-- Start of MATERIAL SUPPLIED --

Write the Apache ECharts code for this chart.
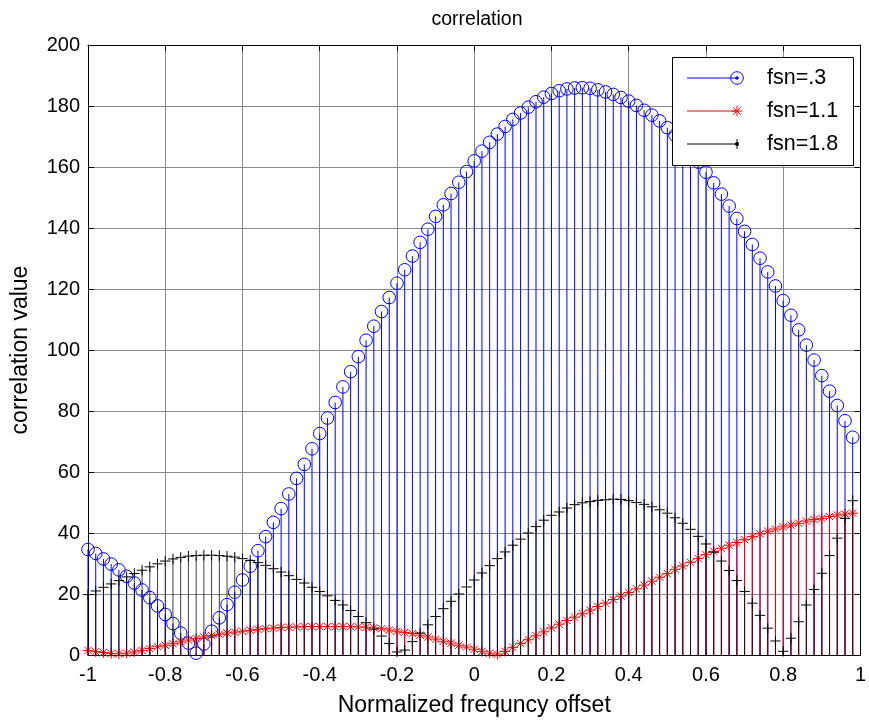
<!DOCTYPE html>
<html>
<head>
<meta charset="utf-8">
<script src="https://cdn.jsdelivr.net/npm/echarts@6/dist/echarts.min.js"></script>
<style>
html,body{margin:0;padding:0;background:#fff;}
#chart{width:869px;height:722px;}
</style>
</head>
<body>
<div id="chart"></div>
<script>
// ---- data ----
const xTicks = [-1, -0.8, -0.6, -0.4, -0.2, 0, 0.2, 0.4, 0.6, 0.8, 1];
const yTicks = [0, 20, 40, 60, 80, 100, 120, 140, 160, 180, 200];
const freqOffset = Array.from({length: 100}, (_, i) => Math.round((-1 + 0.02 * i) * 100) / 100);

const fsn03 = [34.6,33.3,31.5,29.8,27.9,25.8,23.6,21.3,18.8,16.1,
  13.3,10.3,7.2,3.9,0.6,3.6,7.8,12.2,16.5,20.6,
  24.6,29.1,34.2,38.8,43.5,48,52.8,57.9,62.5,67.6,
  72.6,77.7,82.8,87.9,92.9,97.8,103.2,107.8,112.6,117.2,
  121.9,126.3,130.8,135.3,139.6,143.8,147.6,151.3,155,158.5,
  162,165.2,168.1,170.8,173.3,175.6,177.7,179.6,181.4,182.9,
  184.1,185,185.6,185.9,186,185.8,185.3,184.6,183.8,182.8,
  181.6,180.2,178.6,177,175.1,172.9,170.4,167.7,164.8,161.6,
  158.3,154.8,151.1,147.2,143.1,138.9,134.6,130.1,125.6,121,
  116.2,111.4,106.6,101.6,96.7,91.6,86.5,81.8,76.8,71.4];

const fsn11 = [1.5,1.1,0.8,0.5,0.4,0.6,1.0,1.5,2.1,2.7,
  3.2,3.7,4.3,4.9,5.4,5.9,6.4,6.8,7.2,7.5,
  7.8,8.1,8.4,8.6,8.8,9.0,9.1,9.2,9.3,9.3,
  9.3,9.3,9.3,9.3,9.3,9.2,9.1,8.9,8.6,8.2,
  7.8,7.4,7.0,6.5,5.9,5.2,4.5,3.9,3.2,2.6,
  1.9,1.2,0.6,0.3,1.2,2.5,3.8,5.0,6.3,7.6,
  8.9,10.1,11.3,12.4,13.5,14.7,15.9,17.0,18.2,19.3,
  20.5,21.7,22.9,24.2,25.5,26.7,28.1,29.2,30.4,31.6,
  32.9,34.0,35.0,36.0,36.9,37.8,38.8,39.7,40.6,41.3,
  42.0,42.6,43.2,43.9,44.4,44.8,45.4,45.9,46.2,46.5];

const fsn18 = [19.8,21.0,22.2,23.3,24.4,25.6,26.7,27.8,28.9,29.9,
  30.8,31.5,32.0,32.4,32.6,32.7,32.7,32.6,32.4,32.1,
  31.6,31.0,30.3,29.4,28.3,27.2,26.0,24.8,23.6,22.2,
  20.8,19.4,17.9,16.4,14.6,12.6,10.6,8.5,6.2,3.8,
  1.0,1.6,4.4,7.2,9.9,12.6,15.2,17.6,20.0,22.3,
  24.6,26.9,29.3,31.6,33.8,36.0,38.0,40.0,42.1,44.2,
  45.8,46.9,48.2,49.3,49.9,50.3,50.7,50.9,51.1,51.0,
  50.6,50.0,49.4,48.6,47.6,46.5,45.0,43.2,41.2,38.9,
  36.4,33.7,30.8,27.7,24.4,20.8,17.0,13.0,8.8,4.6,
  1.2,5.5,10.9,16.4,21.5,26.8,32.6,38.3,44.8,50.6];

const seriesNames = ['fsn=.3', 'fsn=1.1', 'fsn=1.8'];
const FONT = 'Liberation Sans, Arial, Helvetica, sans-serif';

function pairs(vals) { return freqOffset.map((x, i) => [x, vals[i]]); }

function markerShapes(kind, cx, cy, color) {
  const s = {stroke: color, lineWidth: 1, fill: 'none'};
  if (kind === 'circle') {
    return [{type: 'circle', shape: {cx, cy, r: 6.3}, style: s}];
  }
  const h = 5.2, d = 3.7;
  const lines = [[-h, 0, h, 0], [0, -h, 0, h]];
  if (kind === 'star') { lines.push([-d, -d, d, d], [-d, d, d, -d]); }
  return lines.map(l => ({type: 'line', shape: {x1: cx + l[0], y1: cy + l[1], x2: cx + l[2], y2: cy + l[3]}, style: s}));
}

function stemRender(kind, color, stemOpacity) {
  return function (params, api) {
    const x = api.value(0), y = api.value(1);
    const base = api.coord([x, 0]);
    const top = api.coord([x, y]);
    const children = [{
      type: 'line',
      shape: {x1: base[0], y1: base[1], x2: top[0], y2: top[1]},
      style: {stroke: color, lineWidth: 1, opacity: stemOpacity}
    }].concat(markerShapes(kind, top[0], top[1], color));
    return {type: 'group', children};
  };
}

function stemSeries(name, vals, kind, color, op) {
  return {
    type: 'custom', name, data: pairs(vals), clip: false,
    encode: {x: 0, y: 1},
    renderItem: stemRender(kind, color, op),
    silent: true
  };
}

const chart = echarts.init(document.getElementById('chart'), null, {renderer: 'canvas'});
const L = {x: 672, y: 57, w: 181, h: 108};
const rows = [78, 111, 144];
const mx = 737;
const legendGraphics = [
  {type: 'rect', shape: {x: L.x + 0.5, y: L.y + 0.5, width: L.w, height: L.h}, style: {fill: '#fff', stroke: '#000', lineWidth: 1}},
  {type: 'line', shape: {x1: 687, y1: rows[0], x2: mx, y2: rows[0]}, style: {stroke: '#0000ff', lineWidth: 1}},
  {type: 'circle', shape: {cx: mx, cy: rows[0], r: 6.3}, style: {fill: 'none', stroke: '#0000ff', lineWidth: 1}},
  {type: 'circle', shape: {cx: mx, cy: rows[0], r: 1.8}, style: {fill: '#0000ff'}},
  {type: 'line', shape: {x1: 687, y1: rows[1], x2: mx, y2: rows[1]}, style: {stroke: '#ff0000', lineWidth: 1}},
  ...markerShapes('star', mx, rows[1], '#ff0000'),
  {type: 'line', shape: {x1: 687, y1: rows[2], x2: mx, y2: rows[2]}, style: {stroke: '#000', lineWidth: 1}},
  {type: 'line', shape: {x1: mx, y1: rows[2] - 5, x2: mx, y2: rows[2] + 5}, style: {stroke: '#000', lineWidth: 1}},
  {type: 'circle', shape: {cx: mx, cy: rows[2], r: 2}, style: {fill: '#000'}}
].concat(seriesNames.map((n, i) => ({
  type: 'text', x: 767, y: rows[i] + 0.5,
  style: {text: n, fill: '#000', font: '21.5px ' + FONT, textVerticalAlign: 'middle', verticalAlign: 'middle'}
}))).map(g => Object.assign({z: 100}, g));

const axisCommon = {
  type: 'value',
  axisLine: {show: true, onZero: false, lineStyle: {color: '#000', width: 1}},
  axisTick: {show: true, inside: true, length: 6, lineStyle: {color: '#000'}},
};

chart.setOption({
  animation: false,
  backgroundColor: '#fff',
  title: {
    text: 'correlation', left: 472, top: 5, textAlign: 'center',
    textStyle: {fontFamily: FONT, fontSize: 19.5, fontWeight: 'normal', color: '#000'}
  },
  grid: {left: 88, right: 7, top: 45, bottom: 67},
  xAxis: [
    Object.assign({}, axisCommon, {
      position: 'bottom', min: xTicks[0], max: xTicks[xTicks.length - 1], interval: 0.2,
      name: 'Normalized frequncy offset', nameLocation: 'middle', nameGap: 39,
      nameTextStyle: {fontFamily: FONT, fontSize: 23, color: '#000'},
      axisLabel: {fontFamily: FONT, fontSize: 20, color: '#000', margin: 10,
        formatter: v => String(Math.round(v * 10) / 10)},
      splitLine: {show: true, lineStyle: {color: '#8a8a8a', width: 1}}
    }),
    Object.assign({}, axisCommon, {
      position: 'top', min: xTicks[0], max: xTicks[xTicks.length - 1], interval: 0.2,
      axisLabel: {show: false}, splitLine: {show: false}
    })
  ],
  yAxis: [
    Object.assign({}, axisCommon, {
      position: 'left', min: yTicks[0], max: yTicks[yTicks.length - 1], interval: 20,
      name: 'correlation value', nameLocation: 'middle', nameGap: 56,
      nameTextStyle: {fontFamily: FONT, fontSize: 23, color: '#000'},
      axisLabel: {fontFamily: FONT, fontSize: 20, color: '#000', margin: 8},
      splitLine: {show: true, lineStyle: {color: '#8a8a8a', width: 1}}
    }),
    Object.assign({}, axisCommon, {
      position: 'right', min: yTicks[0], max: yTicks[yTicks.length - 1], interval: 20,
      axisLabel: {show: false}, splitLine: {show: false}
    })
  ],
  series: [
    stemSeries(seriesNames[0], fsn03, 'circle', '#0000ff', 1),
    stemSeries(seriesNames[1], fsn11, 'star', '#ff0000', 1),
    stemSeries(seriesNames[2], fsn18, 'plus', '#000000', 0.75)
  ],
  graphic: legendGraphics
});
</script>
</body>
</html>
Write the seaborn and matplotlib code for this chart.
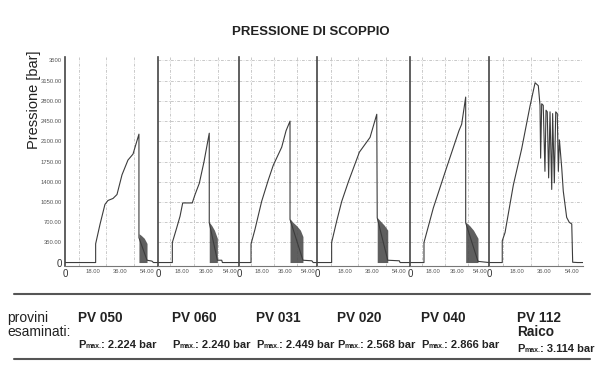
########################################################
# Required Python Packages
########################################################
import numpy as np
import pandas as pd
import seaborn as sns
import matplotlib.pyplot as plt
from matplotlib.lines import Line2D

########################################################
# Data
########################################################
samples = ["PV 050", "PV 060", "PV 031", "PV 020", "PV 040", "PV 112"]
sample_extra = ["", "", "", "", "", "Raico"]
pmax_values = ["2.224", "2.240", "2.449", "2.568", "2.866", "3.114"]

# time [s] / pressure [bar] of each trace
t_050 = [0, 20.1, 20.1, 23, 26.2, 28.2, 31.5, 34.1, 37.4, 41.3, 44.6, 48.5, 48.5, 53.8, 57, 58, 61]
p_050 = [0, 0, 324, 666, 1007, 1075, 1110, 1178, 1520, 1775, 1878, 2224, 430, 40, 25, 0, 0]
t_060 = [0, 10.8, 10.8, 14.1, 16.6, 18.6, 25.8, 27.9, 31.1, 34.6, 38.6, 38.6, 44.7, 48, 48.5, 61]
p_060 = [0, 0, 347, 602, 802, 1032, 1032, 1178, 1372, 1741, 2240, 690, 40, 40, 0, 0]
t_031 = [0, 9.4, 9.4, 12.5, 17.7, 22.9, 26.8, 33.4, 36.8, 39.9, 39.9, 50, 57, 58, 61]
p_031 = [0, 0, 319, 575, 1058, 1429, 1685, 1998, 2283, 2449, 746, 40, 30, 0, 0]
t_020 = [0, 9.6, 9.6, 12.9, 16.2, 20.6, 27.8, 34.8, 39.2, 39.5, 46.4, 54, 54.5, 61]
p_020 = [0, 0, 347, 717, 1058, 1400, 1912, 2168, 2568, 774, 40, 30, 0, 0]
t_040 = [0, 10.8, 10.8, 18, 28, 37.8, 39.9, 43, 43, 52.5, 61]
p_040 = [0, 0, 347, 945, 1627, 2283, 2396, 2866, 688, 20, 0]
t_112 = [0, 8.6, 8.6, 10.4, 15.8, 21.2, 26.6, 29.9, 32, 33.1, 33.5, 34.2, 35.2, 36.3, 37, 37.8,
         38.7, 39.6, 40.7, 41.3, 42.4, 43.3, 44.3, 45, 45.7, 47.2, 48.2, 49.3, 50.4, 52.1, 53.7,
         54.3, 57.5, 61]
p_112 = [0, 0, 376, 518, 1343, 1969, 2709, 3114, 3063, 2723, 1808, 2750, 2723, 1580, 2638, 2610,
         1466, 2610, 1266, 2580, 1380, 2610, 2580, 1580, 2124, 1637, 1237, 1010, 782, 696, 668,
         5, 0, 0]

# envelope of the dense oscillation after burst (dark band)
band_t_050 = [48.5, 50, 52, 53.8]
band_p_050 = [500, 470, 420, 330]
band_t_060 = [38.6, 40.5, 42.5, 44.7]
band_p_060 = [700, 640, 560, 420]
band_t_031 = [39.9, 42, 45, 48, 50]
band_p_031 = [760, 700, 640, 560, 450]
band_t_020 = [39.5, 41.5, 44, 46.4]
band_p_020 = [780, 720, 650, 560]
band_t_040 = [43, 46, 49, 52.5]
band_p_040 = [700, 640, 560, 420]
band_t_112 = []
band_p_112 = []

traces = [(t_050, p_050), (t_060, p_060), (t_031, p_031),
          (t_020, p_020), (t_040, p_040), (t_112, p_112)]
bands = [(band_t_050, band_p_050), (band_t_060, band_p_060), (band_t_031, band_p_031),
         (band_t_020, band_p_020), (band_t_040, band_p_040), (band_t_112, band_p_112)]

y_ticks = [0, 350, 700, 1050, 1400, 1750, 2100, 2450, 2800, 3150, 3500]
y_ticklabels = ["0", "350.00", "700.00", "1050.00", "1400.00", "1750.00",
                "2100.00", "2450.00", "2800.00", "3150.00", "3500"]
x_ticks = [0, 18, 36, 54]
x_ticklabels = ["0", "18.00", "36.00", "54.00"]

########################################################
# Layout (pixels of a 600x376 canvas)
########################################################
W, H = 600, 376
panel_left = [65, 158, 239, 317, 410, 489]
panel_width = [93, 81, 78, 93, 79, 94]
label_x = [78, 172, 256, 337, 421, 517]

sns.set_style("white")
plt.rcParams['font.family'] = ['Liberation Sans', 'DejaVu Sans']

fig = plt.figure(figsize=(W / 100, H / 100), dpi=100)

LINE = "#3c3c3c"
GRID = "#b4b4b4"

for i, ((t, p), (bt, bp)) in enumerate(zip(traces, bands)):
    ax = fig.add_axes([panel_left[i] / W, 1 - 266 / H, panel_width[i] / W, 209 / H])
    df = pd.DataFrame({"t": t, "p": p})
    sns.lineplot(data=df, x="t", y="p", ax=ax, sort=False, estimator=None,
                 color=LINE, linewidth=0.8)
    if bt:
        ax.fill_between(bt, 0, bp, color="#4d4d4d", alpha=0.9, linewidth=0)

    ax.set_xlim(0, 61)
    ax.set_ylim(-60, 3560)
    ax.set_xlabel("")
    ax.set_ylabel("")

    # dash-dot grid like the plotter paper
    ax.set_xticks(np.arange(0, 61, 9), minor=True)
    ax.set_yticks(y_ticks[1:], minor=True)
    ax.grid(True, which="minor", color=GRID, linestyle=(0, (4, 2, 1, 2)), linewidth=0.5)

    ax.set_xticks(x_ticks)
    ax.set_xticklabels(x_ticklabels, fontsize=4.2, color="#555")
    ax.get_xticklabels()[0].set_fontsize(7)
    ax.get_xticklabels()[0].set_color("#333")
    if i == 0:
        ax.set_yticks(y_ticks)
        ax.set_yticklabels(y_ticklabels, fontsize=4.2, color="#555")
        ax.get_yticklabels()[0].set_fontsize(7)
        ax.get_yticklabels()[0].set_color("#333")
    else:
        ax.set_yticks([])
    ax.tick_params(length=0, pad=2.5)

    for side in ["top", "right"]:
        ax.spines[side].set_visible(False)
    ax.spines["left"].set_color("#444")
    ax.spines["left"].set_linewidth(1.2)
    ax.spines["bottom"].set_color("#777")
    ax.spines["bottom"].set_linewidth(0.8)
    ax.patch.set_alpha(0)

########################################################
# Titles and the bottom table
########################################################
fig.text(311 / W, 1 - 32 / H, "PRESSIONE DI SCOPPIO", ha="center", va="center",
         fontsize=9.5, fontweight="bold", color="#222")
fig.text(34 / W, 1 - 100 / H, "Pressione [bar]", rotation=90, ha="center", va="center",
         fontsize=10.5, color="#222")

for y in [294, 359]:
    fig.add_artist(Line2D([14 / W, 590 / W], [1 - y / H, 1 - y / H], color="#555", linewidth=1.5))

fig.text(7 / W, 1 - 322 / H, "provini", fontsize=10, color="#222", va="baseline")
fig.text(7 / W, 1 - 336 / H, "esaminati:", fontsize=10, color="#222", va="baseline")

renderer = fig.canvas.get_renderer()
for i, name in enumerate(samples):
    x0 = label_x[i] / W
    fig.text(x0, 1 - 322 / H, name, fontsize=9.8, fontweight="bold", color="#222", va="baseline")
    base = 348
    if sample_extra[i]:
        fig.text(x0, 1 - 336 / H, sample_extra[i], fontsize=9.8, fontweight="bold",
                 color="#222", va="baseline")
        base = 352
    yb = 1 - base / H
    x = x0
    for txt, size in [("P", 8), ("max.", 5), (": " + pmax_values[i] + " bar", 8)]:
        tt = fig.text(x, yb, txt, fontsize=size, fontweight="bold", color="#222",
                      va="baseline", fontstretch="condensed")
        x += tt.get_window_extent(renderer).width / W

fig.savefig("out.png", dpi=100, facecolor="white")
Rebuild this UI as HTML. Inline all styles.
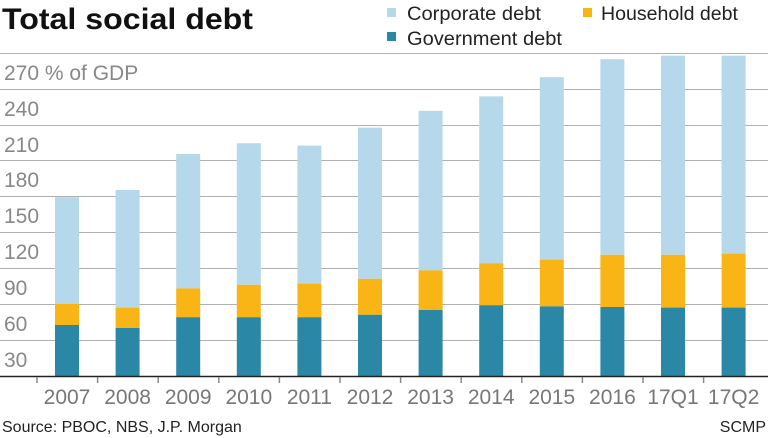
<!DOCTYPE html>
<html><head><meta charset="utf-8"><style>html,body{margin:0;padding:0;background:#fff}svg{display:block}</style></head>
<body>
<svg width="768" height="438" xmlns="http://www.w3.org/2000/svg" font-family="Liberation Sans, sans-serif">
<text x="2" y="29" font-size="30" font-weight="bold" fill="#111" textLength="251" lengthAdjust="spacingAndGlyphs">Total social debt</text>
<rect x="387" y="8" width="9" height="9" fill="#b5d9ea"/>
<text x="407" y="20" font-size="19.5" fill="#222" textLength="134" lengthAdjust="spacingAndGlyphs">Corporate debt</text>
<rect x="583" y="8" width="9" height="9" fill="#f9b516"/>
<text x="601" y="20" font-size="19.5" fill="#222" textLength="137" lengthAdjust="spacingAndGlyphs">Household debt</text>
<rect x="387" y="32" width="9" height="9" fill="#2a88a6"/>
<text x="407" y="45" font-size="19.5" fill="#222" textLength="155" lengthAdjust="spacingAndGlyphs">Government debt</text>
<g stroke="#b0b0b0" stroke-width="1">
<line x1="0" x2="768" y1="53.5" y2="53.5"/><line x1="0" x2="768" y1="89.5" y2="89.5"/><line x1="0" x2="768" y1="125.5" y2="125.5"/><line x1="0" x2="768" y1="160.5" y2="160.5"/><line x1="0" x2="768" y1="196.5" y2="196.5"/><line x1="0" x2="768" y1="232.5" y2="232.5"/><line x1="0" x2="768" y1="268.5" y2="268.5"/><line x1="0" x2="768" y1="304.5" y2="304.5"/><line x1="0" x2="768" y1="340.5" y2="340.5"/>
</g>
<g font-size="21" fill="#888">
<text x="4" y="80">270 % of GDP</text><text x="4" y="116">240</text><text x="4" y="152">210</text><text x="4" y="187">180</text><text x="4" y="223">150</text><text x="4" y="259">120</text><text x="4" y="295">90</text><text x="4" y="331">60</text><text x="4" y="367">30</text>
</g>
<g id="bars"></g>
<line x1="0" x2="768" y1="376.5" y2="376.5" stroke="#222" stroke-width="1.5"/>
<g stroke="#888" stroke-width="1.5" id="ticks"></g>
<g font-size="21" fill="#777" text-anchor="middle" id="labels"></g>
<text x="2" y="432" font-size="16" fill="#222">Source: PBOC, NBS, J.P. Morgan</text>
<text x="766" y="432" font-size="16" fill="#222" text-anchor="end">SCMP</text>
<script>
var d=[["2007",149,60,42.5],["2008",155,57,40],["2009",185,73,49],["2010",194,76,49],["2011",192,77,49],["2012",207,81,51],["2013",221,88,55],["2014",233,94,59],["2015",249,97,58],["2016",264,101,57.5],["17Q1",267,101,57],["17Q2",267,102,57]];
var ns="http://www.w3.org/2000/svg",b=document.getElementById("bars"),t=document.getElementById("ticks"),l=document.getElementById("labels");
function r(x,y,h,c){var e=document.createElementNS(ns,"rect");e.setAttribute("x",x);e.setAttribute("y",y);e.setAttribute("width",24);e.setAttribute("height",h);e.setAttribute("fill",c);b.appendChild(e);}
function Y(v){return 376-v*1.2;}
d.forEach(function(p,i){var x=55+i*60.6;
r(x,Y(p[1]),Y(p[2])-Y(p[1]),"#b5d9ea");r(x,Y(p[2]),Y(p[3])-Y(p[2]),"#f9b516");r(x,Y(p[3]),376-Y(p[3]),"#2a88a6");
var k=document.createElementNS(ns,"line");var tx=x-18;k.setAttribute("x1",tx);k.setAttribute("x2",tx);k.setAttribute("y1",377);k.setAttribute("y2",383);t.appendChild(k);
var s=document.createElementNS(ns,"text");s.setAttribute("x",x+12);s.setAttribute("y",404);s.textContent=p[0];l.appendChild(s);});
</script>
</svg>
</body></html>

-- End of MATERIAL SUPPLIED --

SHORT PROBLEM: Return only the lines running from the top of the data to the line that holds "100) / 100);". Include both of those lines, but skip the pictures.

SOLUTION FOR THIS TASK:
Write the Apache ECharts code for this chart.
<!DOCTYPE html>
<html>
<head>
<meta charset="utf-8">
<script src="https://cdn.jsdelivr.net/npm/echarts@6/dist/echarts.min.js"></script>
<style>
html,body{margin:0;padding:0;background:#fff;}
#chart{width:869px;height:722px;}
</style>
</head>
<body>
<div id="chart"></div>
<script>
// ---- data ----
const xTicks = [-1, -0.8, -0.6, -0.4, -0.2, 0, 0.2, 0.4, 0.6, 0.8, 1];
const yTicks = [0, 20, 40, 60, 80, 100, 120, 140, 160, 180, 200];
const freqOffset = Array.from({length: 100}, (_, i) => Math.round((-1 + 0.02 * i) * 100) / 100);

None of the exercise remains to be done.